#### RECORDED INFORMATION:
-- -- --
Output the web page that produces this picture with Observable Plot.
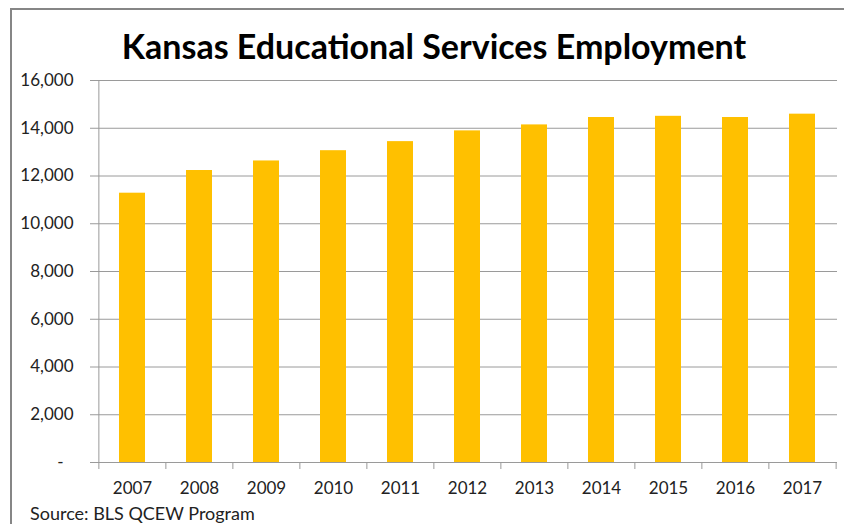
<!DOCTYPE html>
<html>
<head>
<meta charset="utf-8">
<script src="https://cdn.jsdelivr.net/npm/d3@7"></script>
<script src="https://cdn.jsdelivr.net/npm/@observablehq/plot@0.6"></script>
<style>
  html, body { margin: 0; padding: 0; background: #fff; }
  #wrap { position: relative; width: 844px; height: 524px; overflow: hidden; background: #fff; }
  #border { position: absolute; left: 10px; top: 8px; width: 900px; height: 600px; border: 2px solid #868686; box-sizing: border-box; }
  #title { position: absolute; left: 24px; width: 820px; top: 26px; text-align: center; font-family: Lato, sans-serif; font-weight: 700; font-size: 34px; line-height: 40px; color: #000; }
  #source { position: absolute; left: 30px; top: 503px; font-family: Lato, sans-serif; font-size: 18px; line-height: 20px; color: #222; }
  #chart { position: absolute; left: 0; top: 0; }
</style>
</head>
<body>
<div id="wrap">
  <div id="border"></div>
  <div id="title">Kansas Educational Services Employment</div>
  <div id="chart"></div>
  <div id="source">Source: BLS QCEW Program</div>
</div>
<script>
const years = ["2007","2008","2009","2010","2011","2012","2013","2014","2015","2016","2017"];
const employment = [11280, 12230, 12630, 13060, 13440, 13890, 14140, 14450, 14500, 14450, 14590];
const yTicks = [0, 2000, 4000, 6000, 8000, 10000, 12000, 14000, 16000];

const data = years.map((y, i) => ({year: y, value: employment[i]}));

const W = 844, H = 524;
const mL = 97, mR = 7, mT = 80, mB = 62;
const step = (W - mL - mR) / years.length;
const grey = "#9a9a9a";
const fmt = d => d === 0 ? "-\u2007" : d3.format(",")(d);

const plot = Plot.plot({
  width: W,
  height: H,
  marginLeft: mL,
  marginRight: mR,
  marginTop: mT,
  marginBottom: mB,
  style: {fontFamily: "Lato, sans-serif", fontSize: "17px", color: "#222", background: "transparent", overflow: "visible"},
  x: {type: "band", domain: years, paddingInner: 0.61, paddingOuter: 0.305, label: null},
  y: {domain: [0, 16000], label: null},
  marks: [
    Plot.gridY(yTicks.filter(d => d > 0), {stroke: grey, strokeOpacity: 1}),
    Plot.barY(data, {x: "year", y: "value", fill: "#FFC000"}),
    Plot.ruleY([0], {stroke: grey}),
    Plot.ruleX([years[0]], {dx: -step / 2, y1: 0, y2: 16000, stroke: grey}),
    Plot.axisY({ticks: yTicks, tickSize: 7, tickPadding: 17, tickFormat: fmt, stroke: grey, fill: "#222", fontSize: 17, label: null}),
    Plot.axisX({tickSize: 7, tickFormat: () => "", dx: -step / 2, stroke: grey, label: null}),
    Plot.axisX([years[years.length - 1]], {tickSize: 7, tickFormat: () => "", dx: step / 2, stroke: grey, label: null}),
    Plot.axisX({tickSize: 0, tickPadding: 19, fill: "#222", fontSize: 17, label: null})
  ]
});
document.getElementById("chart").appendChild(plot);
</script>
</body>
</html>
-- -- --
#### CHALLENGE:
Repeat the material verbatim. Do not carry over any picture.

#### RESULT FOR THIS EXERCISE:
Output the web page that produces this picture with Observable Plot.
<!DOCTYPE html>
<html>
<head>
<meta charset="utf-8">
<script src="https://cdn.jsdelivr.net/npm/d3@7"></script>
<script src="https://cdn.jsdelivr.net/npm/@observablehq/plot@0.6"></script>
<style>
  html, body { margin: 0; padding: 0; background: #fff; }
  #wrap { position: relative; width: 844px; height: 524px; overflow: hidden; background: #fff; }
  #border { position: absolute; left: 10px; top: 8px; width: 900px; height: 600px; border: 2px solid #868686; box-sizing: border-box; }
  #title { position: absolute; left: 24px; width: 820px; top: 26px; text-align: center; font-family: Lato, sans-serif; font-weight: 700; font-size: 34px; line-height: 40px; color: #000; }
  #source { position: absolute; left: 30px; top: 503px; font-family: Lato, sans-serif; font-size: 18px; line-height: 20px; color: #222; }
  #chart { position: absolute; left: 0; top: 0; }
</style>
</head>
<body>
<div id="wrap">
  <div id="border"></div>
  <div id="title">Kansas Educational Services Employment</div>
  <div id="chart"></div>
  <div id="source">Source: BLS QCEW Program</div>
</div>
<script>
const years = ["2007","2008","2009","2010","2011","2012","2013","2014","2015","2016","2017"];
const employment = [11280, 12230, 12630, 13060, 13440, 13890, 14140, 14450, 14500, 14450, 14590];
const yTicks = [0, 2000, 4000, 6000, 8000, 10000, 12000, 14000, 16000];

const data = years.map((y, i) => ({year: y, value: employment[i]}));

const W = 844, H = 524;
const mL = 97, mR = 7, mT = 80, mB = 62;
const step = (W - mL - mR) / years.length;
const grey = "#9a9a9a";
const fmt = d => d === 0 ? "-\u2007" : d3.format(",")(d);

const plot = Plot.plot({
  width: W,
  height: H,
  marginLeft: mL,
  marginRight: mR,
  marginTop: mT,
  marginBottom: mB,
  style: {fontFamily: "Lato, sans-serif", fontSize: "17px", color: "#222", background: "transparent", overflow: "visible"},
  x: {type: "band", domain: years, paddingInner: 0.61, paddingOuter: 0.305, label: null},
  y: {domain: [0, 16000], label: null},
  marks: [
    Plot.gridY(yTicks.filter(d => d > 0), {stroke: grey, strokeOpacity: 1}),
    Plot.barY(data, {x: "year", y: "value", fill: "#FFC000"}),
    Plot.ruleY([0], {stroke: grey}),
    Plot.ruleX([years[0]], {dx: -step / 2, y1: 0, y2: 16000, stroke: grey}),
    Plot.axisY({ticks: yTicks, tickSize: 7, tickPadding: 17, tickFormat: fmt, stroke: grey, fill: "#222", fontSize: 17, label: null}),
    Plot.axisX({tickSize: 7, tickFormat: () => "", dx: -step / 2, stroke: grey, label: null}),
    Plot.axisX([years[years.length - 1]], {tickSize: 7, tickFormat: () => "", dx: step / 2, stroke: grey, label: null}),
    Plot.axisX({tickSize: 0, tickPadding: 19, fill: "#222", fontSize: 17, label: null})
  ]
});
document.getElementById("chart").appendChild(plot);
</script>
</body>
</html>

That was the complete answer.